## TASK
Transcribe every line exactly. Leave the pictures behind.
# # #
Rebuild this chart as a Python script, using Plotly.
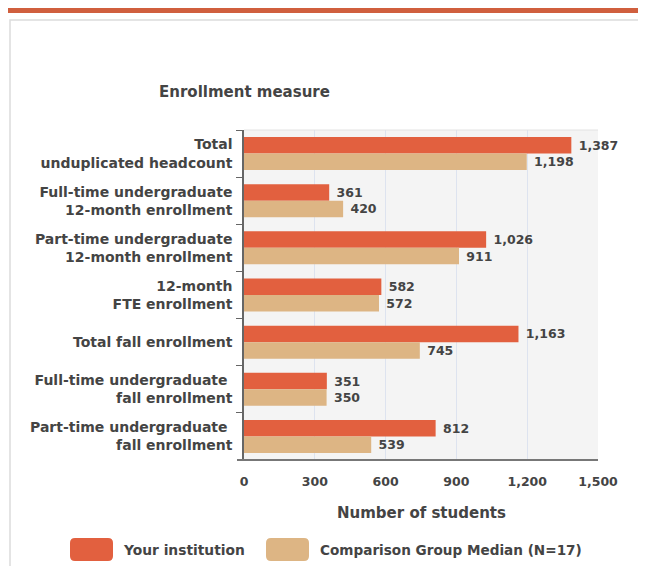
import plotly.graph_objects as go

categories = [
    'Total<br>unduplicated headcount',
    'Full-time undergraduate<br>12-month enrollment',
    'Part-time undergraduate<br>12-month enrollment',
    '12-month<br>FTE enrollment',
    'Total fall enrollment',
    'Full-time undergraduate <br>fall enrollment',
    'Part-time undergraduate <br>fall enrollment',
]
your_institution = [1387, 361, 1026, 582, 1163, 351, 812]
comparison_median = [1198, 420, 911, 572, 745, 350, 539]
x_ticks = [0, 300, 600, 900, 1200, 1500]
x_tick_labels = ['0', '300', '600', '900', '1,200', '1,500']

ORANGE = '#E2603F'
TAN = '#DDB584'
TEXT = '#444444'
FONT = 'DejaVu Sans'

# the page puts the figure 8px in from the window corner
OFF = 8
W, H = 646 - OFF, 566 - OFF
L, T = 244 - OFF, 130 - OFF
R, B = W - (598 - OFF), H - (460 - OFF)
PW, PH = W - L - R, H - T - B


def px(x):
    return (x - OFF - L) / PW


def py(y):
    return (H - B - (y - OFF)) / PH


def rounded_box(x0, y0, x1, y1, r, color):
    # rounded rectangle drawn in paper coords from reference pixel corners
    pts = (f'M {px(x0 + r)},{py(y0)} L {px(x1 - r)},{py(y0)} '
           f'Q {px(x1)},{py(y0)} {px(x1)},{py(y0 + r)} L {px(x1)},{py(y1 - r)} '
           f'Q {px(x1)},{py(y1)} {px(x1 - r)},{py(y1)} L {px(x0 + r)},{py(y1)} '
           f'Q {px(x0)},{py(y1)} {px(x0)},{py(y1 - r)} L {px(x0)},{py(y0 + r)} '
           f'Q {px(x0)},{py(y0)} {px(x0 + r)},{py(y0)} Z')
    return dict(type='path', xref='paper', yref='paper', path=pts,
                fillcolor=color, line=dict(width=0))


fig = go.Figure()
for name, vals, color in [('Your institution', your_institution, ORANGE),
                          ('Comparison Group Median (N=17)', comparison_median, TAN)]:
    fig.add_trace(go.Bar(
        y=categories,
        x=vals,
        name=name,
        orientation='h',
        marker=dict(color=color, line=dict(width=0)),
        texttemplate=' %{x:,}',
        textposition='outside',
        constraintext='none',
        cliponaxis=False,
        textfont=dict(family=FONT, size=12.5, color=TEXT, weight='bold'),
        showlegend=False,
    ))

shapes = [
    dict(type='rect', xref='paper', yref='paper', x0=px(8), x1=px(660), y0=py(8), y1=py(13),
         fillcolor='#D05F3E', line=dict(width=0), layer='below'),
    dict(type='rect', xref='paper', yref='paper', x0=px(10), x1=px(680), y0=py(20), y1=py(600),
         fillcolor='rgba(0,0,0,0)', line=dict(color='#dcdcdc', width=1.5), layer='below'),
    dict(type='line', xref='paper', yref='paper', x0=0, x1=1, y0=1, y1=1,
         line=dict(color='#e2e2e2', width=1)),
    dict(type='line', xref='paper', yref='paper', x0=px(237), x1=1, y0=0, y1=0,
         line=dict(color='#777', width=2)),
    rounded_box(70, 538, 113, 561, 5, ORANGE),
    rounded_box(266, 538, 309, 561, 5, TAN),
]

annotations = [
    dict(text='Enrollment measure', xref='paper', yref='paper', x=px(157), y=py(92),
         xanchor='left', yanchor='middle', showarrow=False,
         font=dict(family=FONT, size=15, color=TEXT, weight='bold')),
    dict(text='Number of students', xref='paper', yref='paper', x=px(421), y=py(513),
         xanchor='center', yanchor='middle', showarrow=False,
         font=dict(family=FONT, size=15, color=TEXT, weight='bold')),
    dict(text='Your institution', xref='paper', yref='paper', x=px(121), y=py(550),
         xanchor='left', yanchor='middle', showarrow=False,
         font=dict(family=FONT, size=13.8, color=TEXT, weight='bold')),
    dict(text='Comparison Group Median (N=17)', xref='paper', yref='paper', x=px(318), y=py(550),
         xanchor='left', yanchor='middle', showarrow=False,
         font=dict(family=FONT, size=13.6, color=TEXT, weight='bold')),
]

fig.update_layout(
    width=W,
    height=H,
    margin=dict(l=L, r=R, t=T, b=B, pad=0),
    barmode='group',
    bargap=0.3,
    bargroupgap=0,
    plot_bgcolor='#F4F4F4',
    paper_bgcolor='white',
    font=dict(family=FONT, size=13, color=TEXT),
    shapes=shapes,
    annotations=annotations,
    showlegend=False,
    xaxis=dict(
        range=[0, 1500],
        tickvals=x_ticks,
        ticktext=x_tick_labels,
        showgrid=True,
        gridcolor='#dde3ef',
        gridwidth=1,
        zeroline=False,
        showline=False,
        ticks='',
        ticklabelstandoff=12,
        tickfont=dict(family=FONT, size=12.5, color=TEXT, weight='bold'),
    ),
    yaxis=dict(
        autorange='reversed',
        showline=True,
        linecolor='#666',
        linewidth=1.5,
        ticks='outside',
        tickson='boundaries',
        ticklen=6,
        tickcolor='#666',
        showgrid=False,
        ticklabelstandoff=7,
        tickfont=dict(family=FONT, size=14, color=TEXT, weight='bold'),
    ),
)

fig.write_html('out.html')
# # #
## FINAL RESULT
Rebuild this chart as a Python script, using Plotly.
import plotly.graph_objects as go

categories = [
    'Total<br>unduplicated headcount',
    'Full-time undergraduate<br>12-month enrollment',
    'Part-time undergraduate<br>12-month enrollment',
    '12-month<br>FTE enrollment',
    'Total fall enrollment',
    'Full-time undergraduate <br>fall enrollment',
    'Part-time undergraduate <br>fall enrollment',
]
your_institution = [1387, 361, 1026, 582, 1163, 351, 812]
comparison_median = [1198, 420, 911, 572, 745, 350, 539]
x_ticks = [0, 300, 600, 900, 1200, 1500]
x_tick_labels = ['0', '300', '600', '900', '1,200', '1,500']

ORANGE = '#E2603F'
TAN = '#DDB584'
TEXT = '#444444'
FONT = 'DejaVu Sans'

# the page puts the figure 8px in from the window corner
OFF = 8
W, H = 646 - OFF, 566 - OFF
L, T = 244 - OFF, 130 - OFF
R, B = W - (598 - OFF), H - (460 - OFF)
PW, PH = W - L - R, H - T - B


def px(x):
    return (x - OFF - L) / PW


def py(y):
    return (H - B - (y - OFF)) / PH


def rounded_box(x0, y0, x1, y1, r, color):
    # rounded rectangle drawn in paper coords from reference pixel corners
    pts = (f'M {px(x0 + r)},{py(y0)} L {px(x1 - r)},{py(y0)} '
           f'Q {px(x1)},{py(y0)} {px(x1)},{py(y0 + r)} L {px(x1)},{py(y1 - r)} '
           f'Q {px(x1)},{py(y1)} {px(x1 - r)},{py(y1)} L {px(x0 + r)},{py(y1)} '
           f'Q {px(x0)},{py(y1)} {px(x0)},{py(y1 - r)} L {px(x0)},{py(y0 + r)} '
           f'Q {px(x0)},{py(y0)} {px(x0 + r)},{py(y0)} Z')
    return dict(type='path', xref='paper', yref='paper', path=pts,
                fillcolor=color, line=dict(width=0))


fig = go.Figure()
for name, vals, color in [('Your institution', your_institution, ORANGE),
                          ('Comparison Group Median (N=17)', comparison_median, TAN)]:
    fig.add_trace(go.Bar(
        y=categories,
        x=vals,
        name=name,
        orientation='h',
        marker=dict(color=color, line=dict(width=0)),
        texttemplate=' %{x:,}',
        textposition='outside',
        constraintext='none',
        cliponaxis=False,
        textfont=dict(family=FONT, size=12.5, color=TEXT, weight='bold'),
        showlegend=False,
    ))

shapes = [
    dict(type='rect', xref='paper', yref='paper', x0=px(8), x1=px(660), y0=py(8), y1=py(13),
         fillcolor='#D05F3E', line=dict(width=0), layer='below'),
    dict(type='rect', xref='paper', yref='paper', x0=px(10), x1=px(680), y0=py(20), y1=py(600),
         fillcolor='rgba(0,0,0,0)', line=dict(color='#dcdcdc', width=1.5), layer='below'),
    dict(type='line', xref='paper', yref='paper', x0=0, x1=1, y0=1, y1=1,
         line=dict(color='#e2e2e2', width=1)),
    dict(type='line', xref='paper', yref='paper', x0=px(237), x1=1, y0=0, y1=0,
         line=dict(color='#777', width=2)),
    rounded_box(70, 538, 113, 561, 5, ORANGE),
    rounded_box(266, 538, 309, 561, 5, TAN),
]

annotations = [
    dict(text='Enrollment measure', xref='paper', yref='paper', x=px(157), y=py(92),
         xanchor='left', yanchor='middle', showarrow=False,
         font=dict(family=FONT, size=15, color=TEXT, weight='bold')),
    dict(text='Number of students', xref='paper', yref='paper', x=px(421), y=py(513),
         xanchor='center', yanchor='middle', showarrow=False,
         font=dict(family=FONT, size=15, color=TEXT, weight='bold')),
    dict(text='Your institution', xref='paper', yref='paper', x=px(121), y=py(550),
         xanchor='left', yanchor='middle', showarrow=False,
         font=dict(family=FONT, size=13.8, color=TEXT, weight='bold')),
    dict(text='Comparison Group Median (N=17)', xref='paper', yref='paper', x=px(318), y=py(550),
         xanchor='left', yanchor='middle', showarrow=False,
         font=dict(family=FONT, size=13.6, color=TEXT, weight='bold')),
]

fig.update_layout(
    width=W,
    height=H,
    margin=dict(l=L, r=R, t=T, b=B, pad=0),
    barmode='group',
    bargap=0.3,
    bargroupgap=0,
    plot_bgcolor='#F4F4F4',
    paper_bgcolor='white',
    font=dict(family=FONT, size=13, color=TEXT),
    shapes=shapes,
    annotations=annotations,
    showlegend=False,
    xaxis=dict(
        range=[0, 1500],
        tickvals=x_ticks,
        ticktext=x_tick_labels,
        showgrid=True,
        gridcolor='#dde3ef',
        gridwidth=1,
        zeroline=False,
        showline=False,
        ticks='',
        ticklabelstandoff=12,
        tickfont=dict(family=FONT, size=12.5, color=TEXT, weight='bold'),
    ),
    yaxis=dict(
        autorange='reversed',
        showline=True,
        linecolor='#666',
        linewidth=1.5,
        ticks='outside',
        tickson='boundaries',
        ticklen=6,
        tickcolor='#666',
        showgrid=False,
        ticklabelstandoff=7,
        tickfont=dict(family=FONT, size=14, color=TEXT, weight='bold'),
    ),
)

fig.write_html('out.html')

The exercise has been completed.